Though Gibbs’s work was published in one of the most obscure of American scientific periodicals, Gibbs attempted to gain wider circulation for his ideas by mailing a larger than usual number of offprints of the papers to scientists he believed would be interested. One of the few scientists who read the first offprint he received and commented about it in print was James Clerk Maxwell, “On the Equilibrium of Heterogeneous Substances,” Proceedings of the Cambridge Philosophical Society II (1876), 427-30. However, it is unclear that the papers had wide influence in the scientific community until they were translated into German by Wilhelm Ostwald (1892) and into French by Henry Louis Le Chatelier (1899). Through these translations and later editions Gibbs’s work influenced numerous scientists, including Nobel laureates in chemistry, physics, and economics, as expounded by the Wikipedia:

◊ Johan van der Waals of the Netherlands won the 1910 Nobel prize in physics. In his Nobel Lecture, he acknowledged the influence on his work of Gibbs's equations of state.

◊ "Max Planck of Germany won the 1918 Nobel prize in physics for his work in quantum mechanics, particularly his 1900 quantum theory paper. This work is largely based on the thermodynamics of Rudolf Clausius, Gibbs, and Ludwig Boltzmann. Nevertheless, Planck said about Gibbs: "…whose name not only in America but in the whole world will ever be reckoned among the most renowned theoretical physicists of all times."

◊ "At the turn of the 20th century, Gilbert N. Lewis and Merle Randall used and extended Gibbs's work on chemical thermodynamics, published their results in the 1923 textbook Thermodynamics and the Free Energy of Chemical Substances, one of the two founding books in chemical thermodynamics. In the 1910s, William Giauque entered the College of Chemistry at Berkeley, where he received a bachelor of science degree in chemistry, with honors, in 1920. At first he wanted to become a chemical engineer, but soon developed an interest in chemical research under Lewis's influence. In 1934, Giauque became a full Professor of Chemistry at Berkeley. In 1949, he won the Nobel Prize in Chemistry for his studies in the properties of matter at temperatures close to absolute zero, studies guided by the third law of thermodynamics.

◊ "Gibbs strongly influenced the education of the economist Irving Fisher, who was awarded the first Yale Ph.D. in economics in 1891. One of Gibbs's protegés was Edwin Bidwell Wilson, who in turn passed his Gibbsian knowledge to the American economist Paul Samuelson. In 1947, Samuelson published Foundations of Economic Analysis, based on his Harvard University doctoral dissertation. Samuelson explicitly acknowledged the influence of the classical thermodynamic methods of Gibbs. Samuelson was the sole recipient of the Nobel Prize in Economics in 1970, the second year of the Prize. In 2003, Samuelson described Gibbs as "Yale's great physicist" (Wikipedia article on Josiah Willard Gibbs, accessed 06-23-2011).

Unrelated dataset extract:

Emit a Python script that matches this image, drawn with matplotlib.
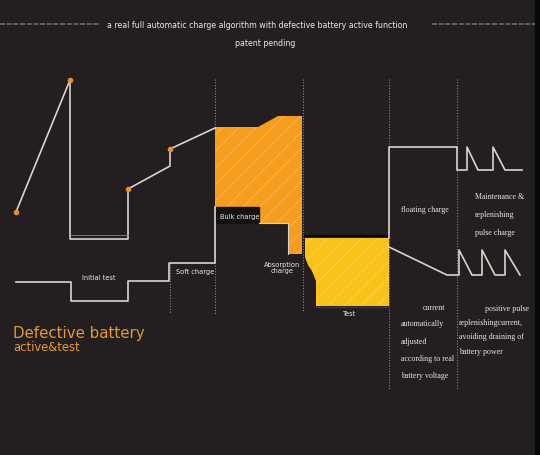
import matplotlib.pyplot as plt
from matplotlib.patches import Polygon

# canvas in pixel units (y grows downwards)
W, H = 540, 456
BG = '#231f20'
LINE = '#d9d4cc'
ORANGE = '#f79d1e'
YELLOW = '#fbc21a'

SANS = ['DejaVu Sans']
SERIF = ['Liberation Serif', 'DejaVu Serif']
plt.rcParams['hatch.linewidth'] = 0.6

title_lines = ['a real full automatic charge algorithm with defective battery active function',
               'patent pending']

# voltage curve (upper line) in the first stages
volt_x = [16, 70, 70, 128, 128, 170, 170, 215]
volt_y = [213, 81, 240, 240, 190, 167, 150, 129]
volt_dots_x = [16, 70, 128, 170]
volt_dots_y = [213, 81, 190, 150]

# current curve (lower line)
curr_x = [16, 71, 71, 128, 128, 169, 169, 215, 215]
curr_y = [283, 283, 302, 302, 282, 282, 264, 264, 208]

# bulk + absorption area (orange)
bulk_x = [215, 258, 278, 302, 302, 288, 288, 259, 259, 215]
bulk_y = [128, 128, 117, 117, 255, 255, 224, 224, 208, 208]

# test area (yellow)
test_x = [305, 389, 389, 316, 316, 312, 308, 305]
test_y = [239, 239, 307, 307, 282, 272, 266, 258]

# floating charge and pulses
float_x = [389, 389, 457, 457, 467, 467, 478, 493, 493, 505, 522]
float_y = [239, 148, 148, 171, 171, 148, 171, 171, 148, 171, 171]
pulse_x = [389, 447, 459, 459, 472, 482, 482, 495, 505, 505, 520]
pulse_y = [248, 276, 276, 251, 276, 276, 251, 276, 276, 251, 276]

# stage separators (dotted)
sep_x = [170, 215, 303, 389, 457]
sep_top = [265, 80, 80, 80, 80]
sep_bot = [315, 315, 312, 390, 390]

fig = plt.figure(figsize=(W / 100, H / 100), dpi=100, facecolor=BG)
ax = fig.add_axes([0, 0, 1, 1])
ax.set_xlim(0, W)
ax.set_ylim(H, 0)
ax.set_facecolor(BG)
ax.axis('off')
ax.add_patch(plt.Rectangle((535, 0), 5, H, color='#0a0909', zorder=0))

# title + dashed rules
ax.text(257, 26, title_lines[0], color='#ece8e2', fontsize=5.7, family=SANS,
        ha='center', va='center')
ax.text(265, 43, title_lines[1], color='#ece8e2', fontsize=5.7, family=SANS,
        ha='center', va='center')
ax.plot([0, 100], [25, 25], color='#6e6a66', lw=1.2, ls=(0, (3, 1)))
ax.plot([432, 535], [25, 25], color='#6e6a66', lw=1.2, ls=(0, (3, 1)))

for x, t, b in zip(sep_x, sep_top, sep_bot):
    ax.plot([x, x], [t, b], color='#8a8580', lw=0.8, ls=(0, (1, 1.5)), zorder=1)

bulk = Polygon(list(zip(bulk_x, bulk_y)), closed=True, facecolor=ORANGE, edgecolor='#fab55a',
               hatch='//', lw=0, zorder=2)
ax.add_patch(bulk)
test = Polygon(list(zip(test_x, test_y)), closed=True, facecolor=YELLOW, edgecolor='#fdd25a',
               hatch='//', lw=0, zorder=2)
ax.add_patch(test)

# dark band above test area, label box under bulk area
ax.plot([305, 389], [237, 237], color='#0b0a0a', lw=1.5, zorder=3)
ax.add_patch(plt.Rectangle((216, 208), 43, 16, color='#141212', zorder=2))

ax.plot(volt_x, volt_y, color=LINE, lw=1.2, zorder=3)
ax.plot([70, 128], [236, 236], color='#8a8580', lw=0.6, zorder=3)
ax.scatter(volt_dots_x, volt_dots_y, s=9, color='#e8902a', zorder=4)
ax.plot(curr_x, curr_y, color=LINE, lw=1.2, zorder=3)
ax.plot([259, 288, 288], [224, 224, 255], color=LINE, lw=0.8, zorder=3)
ax.plot([316, 389], [307.5, 307.5], color='#3a3a3a', lw=1, zorder=3)
ax.plot(float_x, float_y, color=LINE, lw=1.2, zorder=3)
ax.plot(pulse_x, pulse_y, color=LINE, lw=1.2, zorder=3)

# labels
small = dict(color='#ece8e2', fontsize=4.8, family=SANS, va='center')
ax.text(99, 278, 'Initial test', ha='center', **small)
ax.text(195, 272, 'Soft charge', ha='center', **small)
ax.text(240, 217, 'Bulk charge', ha='center', zorder=5, **small)
ax.text(282, 268, 'Absorption\ncharge', ha='center', linespacing=1.0, **small)
ax.text(350, 314, 'Test', ha='center', **small)

serif = dict(color='#ece8e2', fontsize=5.7, family=SERIF, va='center', ha='left')
ax.text(401, 210, 'floating charge', **serif)
ax.text(475, 197, 'Maintenance &', **serif)
ax.text(475, 215, 'replenishing', **serif)
ax.text(475, 233, 'pulse charge', **serif)
ax.text(423, 308, 'current', **serif)
ax.text(401, 324, 'automatically', **serif)
ax.text(401, 342, 'adjusted', **serif)
ax.text(401, 359, 'according to real', **serif)
ax.text(401, 376, 'battery voltage', **serif)
ax.text(485, 309, 'positive pulse', **serif)
ax.text(459, 323, 'replenishingcurrent,', **serif)
ax.text(459, 337, 'avoiding draining of', **serif)
ax.text(459, 352, 'battery power', **serif)

ax.text(13, 334, 'Defective battery', color='#e49a30', fontsize=10.8, family=SANS,
        va='center', ha='left')
ax.text(13, 348, 'active&test', color='#e49a30', fontsize=8.3, family=SANS,
        va='center', ha='left')

fig.savefig('out.png', dpi=100, facecolor=BG)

Remarkably Gibbs’s mailing lists for distribution of his offprints are among his papers preserved at Yale. These lists were published by Wheeler, Josiah Willard Gibbs. The History of a Great Mind (1952) 235-48. According to these records Gibbs mailed nearly 100 copies of each of the two parts of his paper, mostly to individuals, and 10 each to institutions. Of these few appear to have survived. Dibner, Heralds of Science  no. 49 (journal issue). Horblit, One Hundred Books Famous in Science  no. 60 (journal issue). Hook & Norman, The Haskell F. Norman Library of Science and Medicine (1991) no. 899 (offprint issue).